The Legislature this week:

  • After Monday's first day, much of this week's action will take place Wednesday, when Gov. Nathan Deal gives his annual State of the State address and unveils his budget priorities for the year.
  • For the first time in many years, the state is expected to have a budget surplus for the fiscal year that begins July 1. Expect those extra dollars to go toward raises for teachers and state employees, public schools, health care, the Division of Family and Children's Services and other areas.
  • Legislators will be in session through Friday, although their heavy-duty work will begin next week as committee schedules fill up and bills reach the House and Senate floor.

The ordeal began a year-and-a-half ago, with junior state Sen. Josh McKoon’s self-written protest to the state Attorney General’s Office.

It ended Monday when state Sen. Don Balfour, acquitted of 18 felony counts of trying to steal money from the state, made an unusually personal speech to a hushed Senate chamber. The Snellville Republican spoke of humility, of overcoming a wrong and of how much he wanted to move on.

Afterward, for 20 seconds as other senators stood and applauded, McKoon stayed seated, his head bent on the shuffled paperwork at his desk. He was not quite ready to let it go.

“I’m going to take a little more time to think about the comments that were made today. …” he said later, after the chamber had emptied and the Gold Dome began working in earnest on its first day of this year’s 40-day legislative session. “I don’t think there’s anything about this episode to applaud.”

Once one of the most powerful politicians in Georgia, Balfour is now diminished and weary from the fight against charges that over a five-year period he had intentionally taken reimbursement for expenses to which he was not entitled. The charges could have brought him up to 10 years in prison and thousands of dollars in fines.

They did cost him his perch as chairman of the powerful Senate Rules Committee.

The man who traveled the globe on legislative business, who has mugged for the camera on top of a camel in Turkey and stood staunch and smiling in front of the Eiffel Tower in Paris, now leads a committee — the Senate Reapportionment and Redistricting Committee — that faces little serious work for the rest of this decade.

Statehouse leaders and others, quick to publicly distance themselves from the scandal, have soft-pedaled his welcome back into the GOP fold. Senate Pro Tem David Shafer, R-Duluth, has been more quick to offer assurances that new rules will prevent misuse of legislative expense accounts going forward.

Monday gave both sides the first chance to make those tentative steps of letting this episode pass, but it offered no indication of how long that would take.

“Forgiveness is important, but it’s an awfully hard concept — I’m just being honest with you,” Balfour said Monday, moments before speaking from the well to his fellow senators. “And when I’ve gone through what I’ve gone through, that people have gone to the extent of trying to take my liberties and freedoms away from me, forgiveness is still forgiveness — but boy, I don’t know how people get there. Maybe I need to get there, but I’m not there yet.”

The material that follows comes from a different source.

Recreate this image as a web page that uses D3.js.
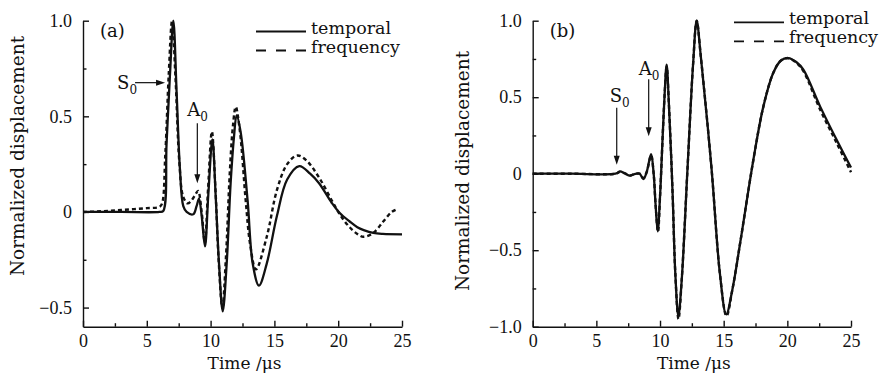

McKoon noted Monday that the state constitution would allow the Senate to censure or otherwise punish Balfour even now. He said he wanted to talk to his colleagues about those “potential options” and wouldn’t rule anything out.

But veteran observers of Georgia’s political scene expected a calmer hand to prevail.

Steve Anthony, who teaches politics at Georgia State University, spent years as one of the state’s top Democratic legislative aides and said members of the Senate GOP caucus would likely help guide Balfour — who’s already announced a re-election run this year — toward at least a measure of redemption.

Others weren’t sure it would even come to that.

“You can’t undo what’s done, and you can’t make everybody buy into the sense of kumbaya, but I think it’s human nature to try and move on,” said Chuck Clay, a former longtime senator and former chairman of the Georgia Republican Party who now works as a lobbyist. “Even if you don’t want to put someone on your A-list for guests, it’s in everybody’s interest: (Balfour’s) a very smart man and brings a lot of very good skill sets to the table.”